Dr. Pooja Viswanathan displays the obstacle-detection sensors. Courtesy of Braze Mobility

“Cars have sensors. Why can’t wheelchairs?”

That was the question that consumed Dr. Pooja Viswanathan for almost a decade – so much so that she started Braze Mobility, a company that manufactures sensors for wheelchairs. As its CEO and co-founder, she is helping to revolutionize the industry and make the world a safer, more accessible place for people with disabilities.

Seeking to make an impact on healthcare

Viswanathan has always been passionate about computer science and how it can be used to improve accessibility. “The only reason I got into computer science was because I wanted to have an impact on healthcare and quality of life,” says Viswanathan, a post-doctoral researcher at the University of Toronto.

She was first drawn to the area of mobility when she was working on a project with older adults with dementia. A visit to a long-term care facility gave her a better understanding of the obstacles the residents face. “I saw first-hand that a lot of the residents there were not even allowed to use powered mobility because of concerns about their cognitive impairment,” she recalls.

This is incredibly limiting for older adults especially because they often don’t have the strength to propel themselves and must depend on a caregiver to push them around. Not only does this lead to loss of mobility and independence for the wheelchair user, it also places an added burden on caregiving staff.

Viswanathan learned these accessibility challenges were not limited to older adults. They affected many kinds of people with physical disabilities who use wheelchairs. It inspired her to spend 10 years developing sensor technology that could tackle the mobility issues. Her latest research helps manual and powered wheelchairs to better detect obstacles, increasing safety and independence for users. However, she didn’t always see herself turning her work into a commercial product.

Pooja Viswanathan, photo credit AGE-WELL

Meet the accidental entrepreneur

“When I started the research, I just assumed that some wheelchair manufacturers would commercialize this technology,” Viswanathan says. When that didn’t happen after a decade, she decided to take matters into her own hands. “I figured if I wasn’t going to do it, then it didn’t seem that anybody else would.”

Viswanathan, along with her supervisor, Dr. Alex Mihailidis, a professor at the University of Toronto and co-founder of Braze Mobility, were successful in bringing the technology to market.

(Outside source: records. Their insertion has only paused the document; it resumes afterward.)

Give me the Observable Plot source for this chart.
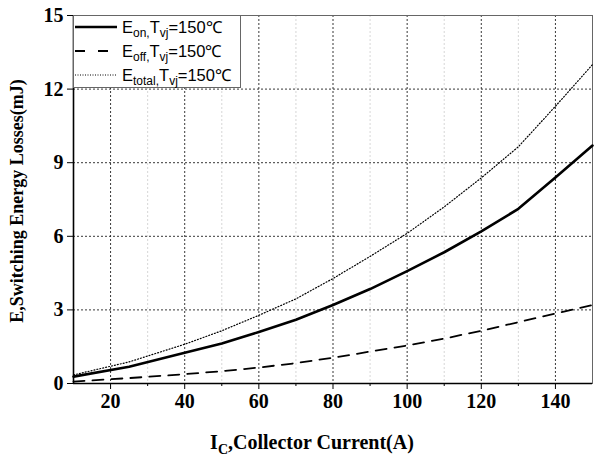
<!DOCTYPE html>
<html>
<head>
<meta charset="utf-8">
<script src="https://cdn.jsdelivr.net/npm/d3@7"></script>
<script src="https://cdn.jsdelivr.net/npm/@observablehq/plot@0.6"></script>
<style>
html,body{margin:0;padding:0;background:#fff;}
</style>
</head>
<body>
<div id="chart"></div>
<script>
const current = [10, 25, 40, 50, 60, 70, 80, 90, 100, 110, 120, 130, 140, 150];
const eon    = [0.28, 0.68, 1.25, 1.63, 2.1, 2.6, 3.2, 3.85, 4.58, 5.35, 6.2, 7.12, 8.4, 9.7];
const eoff   = [0.08, 0.22, 0.38, 0.5, 0.65, 0.83, 1.05, 1.3, 1.55, 1.83, 2.15, 2.5, 2.85, 3.2];
const etotal = [0.35, 0.88, 1.6, 2.15, 2.78, 3.45, 4.28, 5.18, 6.12, 7.2, 8.38, 9.65, 11.3, 13.0];
const xMajor = [20, 40, 60, 80, 100, 120, 140];
const xMinor = [30, 50, 70, 90, 110, 130];
const yTicks = [0, 3, 6, 9, 12, 15];
const series = [
  {name: "on", values: eon, dash: null, width: 2.6},
  {name: "off", values: eoff, dash: "11,8", width: 1.8},
  {name: "total", values: etotal, dash: "1,2", width: 1.2}
];
const legendDash = [null, "10,13", "1,1.5"];

const rows = series.map(s => current.map((c, i) => ({x: c, y: s.values[i]})));
const tickFont = {fontSize: 20, fontWeight: "bold", fontFamily: "Liberation Serif, Times New Roman, serif"};

const plot = Plot.plot({
  width: 595,
  height: 459,
  marginLeft: 73,
  marginRight: 3,
  marginTop: 15,
  marginBottom: 76,
  x: {domain: [10, 150]},
  y: {domain: [0, 15]},
  style: {background: "#fff", color: "#000"},
  marks: [
    Plot.gridX(xMinor, {stroke: "#bbb", strokeOpacity: 0.6, strokeDasharray: "2,2"}),
    Plot.gridX(xMajor, {stroke: "#222", strokeOpacity: 0.9, strokeDasharray: "2,2"}),
    Plot.gridY([3, 6, 9, 12], {stroke: "#222", strokeOpacity: 0.9, strokeDasharray: "2,2"}),
    Plot.frame({stroke: "#666", strokeWidth: 1}),
    ...series.map((s, k) => Plot.line(rows[k], {x: "x", y: "y", stroke: "#000", strokeWidth: s.width, strokeDasharray: s.dash})),
    Plot.axisX(xMinor, {tickSize: 3, tickFormat: () => "", label: null}),
    Plot.axisX(xMajor, {tickSize: 6, tickPadding: 4, label: null, ...tickFont}),
    Plot.axisY(yTicks, {tickSize: 6, tickPadding: 4, label: null, ...tickFont}),
    Plot.ruleX([10], {stroke: "#000", strokeWidth: 1.6}),
    Plot.ruleY([0], {stroke: "#000", strokeWidth: 1.6})
  ]
});

const svg = d3.select(plot);
// x axis label
const xl = svg.append("text")
  .attr("x", 312).attr("y", 449)
  .attr("text-anchor", "middle")
  .attr("font-family", "Liberation Serif, Times New Roman, serif")
  .attr("font-weight", "bold").attr("font-size", 20).attr("fill", "#000");
xl.append("tspan").text("I");
xl.append("tspan").attr("font-size", 14).attr("dy", 5).text("C");
xl.append("tspan").attr("dy", -5).text(",Collector Current(A)");

// y axis label
svg.append("text")
  .attr("transform", "translate(23,201) rotate(-90)")
  .attr("text-anchor", "middle")
  .attr("font-family", "Liberation Serif, Times New Roman, serif")
  .attr("font-weight", "bold").attr("font-size", 18).attr("fill", "#000")
  .text("E,Switching Energy Losses(mJ)");

// legend
const lg = svg.append("g");
lg.append("rect").attr("x", 73.5).attr("y", 15.5).attr("width", 167).attr("height", 72)
  .attr("fill", "#fff").attr("stroke", "#666");
series.forEach((s, k) => {
  const yy = 27 + k * 24;
  lg.append("line").attr("x1", 75).attr("x2", 117).attr("y1", yy).attr("y2", yy)
    .attr("stroke", "#000").attr("stroke-width", k === 2 ? 1 : s.width)
    .attr("stroke-dasharray", legendDash[k]);
  const t = lg.append("text").attr("x", 122).attr("y", yy + 6)
    .attr("text-anchor", "start")
    .attr("font-family", "Liberation Sans, Arial, sans-serif").attr("font-size", 16.5).attr("fill", "#000");
  t.append("tspan").text("E");
  t.append("tspan").attr("font-size", 12).attr("dy", 4).text(s.name + ",");
  t.append("tspan").attr("dy", -4).text("T");
  t.append("tspan").attr("font-size", 12).attr("dy", 4).text("vj");
  t.append("tspan").attr("dy", -4).text("=150℃");
});

document.getElementById("chart").appendChild(plot);
</script>
</body>
</html>
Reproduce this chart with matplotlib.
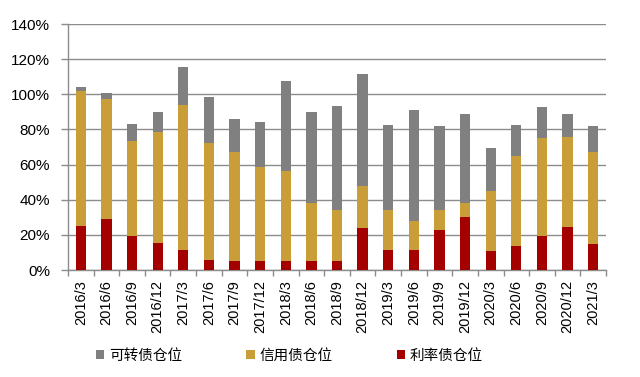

The Braze obstacle-detection system was officially launched in October 2017.

The system is comprised of two main products: Braze Hydra, which offers more flexibility in mounting options, and Braze Sentina, recommended for people who want a greater awareness of obstacles at the rear of the wheelchair.

“It’s incredible because now that we have launched, the constant comment we get from people is, ‘Where have you been for the last 10 years?’” Viswanathan says.

Although she describes her transition from researcher to entrepreneur as a “natural progression,” Viswanathan still had a steep learning curve when it came to handling the business side of Braze Mobility.

She has been doing free workshops around Toronto, crediting institutions such as MaRS and the Impact Centre at U of T. Through these resources she has learned how to commercialize her research and how to handle issues related to intellectual property and marketing.

Despite the wealth of insight and expertise she carried from her research background in computer science, the road to launching Braze wasn’t always smooth.

Initially,Viswanathan was handling virtually everything herself, from development to product management. Now that the company has support from organizations such as AGE-WELL, the Ontario Centres of Excellence and the National Research Council of Canada Industrial Research Assistance Program (NRC IRAP), she has been able to expand the team and hire a full-time product manager.

A second hurdle she faced was a pragmatic one – the fact every wheelchair is different. “We had a long phase of development to finalize a design that could fit on every chair,” Viswanathan recalls.

Developing a smarter prototype

Fortunately, she was able to develop partnerships with companies such as Motion Specialties, one of the largest wheelchair distributors in Canada. The partnership allowed the Braze team access to Motion Specialties inventory. That allowed developers to check out different types of chairs – a huge advantage especially during the prototyping stage.

Braze also started a beta client program to help with development. Through the program, users in the community were able to test the technology and provide feedback to the team on what was working well and what wasn’t.

Since taking the leap into entrepreneurship just a few months ago, Braze Mobility is already selling products across North America. They recently landed their first institutional customer – an exciting moment for the company. “At this point, we’re looking to grow; we want to have an international reach,” she says.

In the future, the hope is to integrate Braze’s technology into healthcare systems around the world. Viswanathan also wants to work with manufacturers to integrate the sensors right into the wheelchairs themselves. More than anything, she wants to help create a world where people with disabilities have access to technology to help them live better, safer and more independent lives.

“We want to set this as the standard,” Pooja emphasizes. “Just as you have sensors mandated in cars, that’s where we want to get to with wheelchairs. You should not have a wheelchair in the market that doesn’t have sensors.”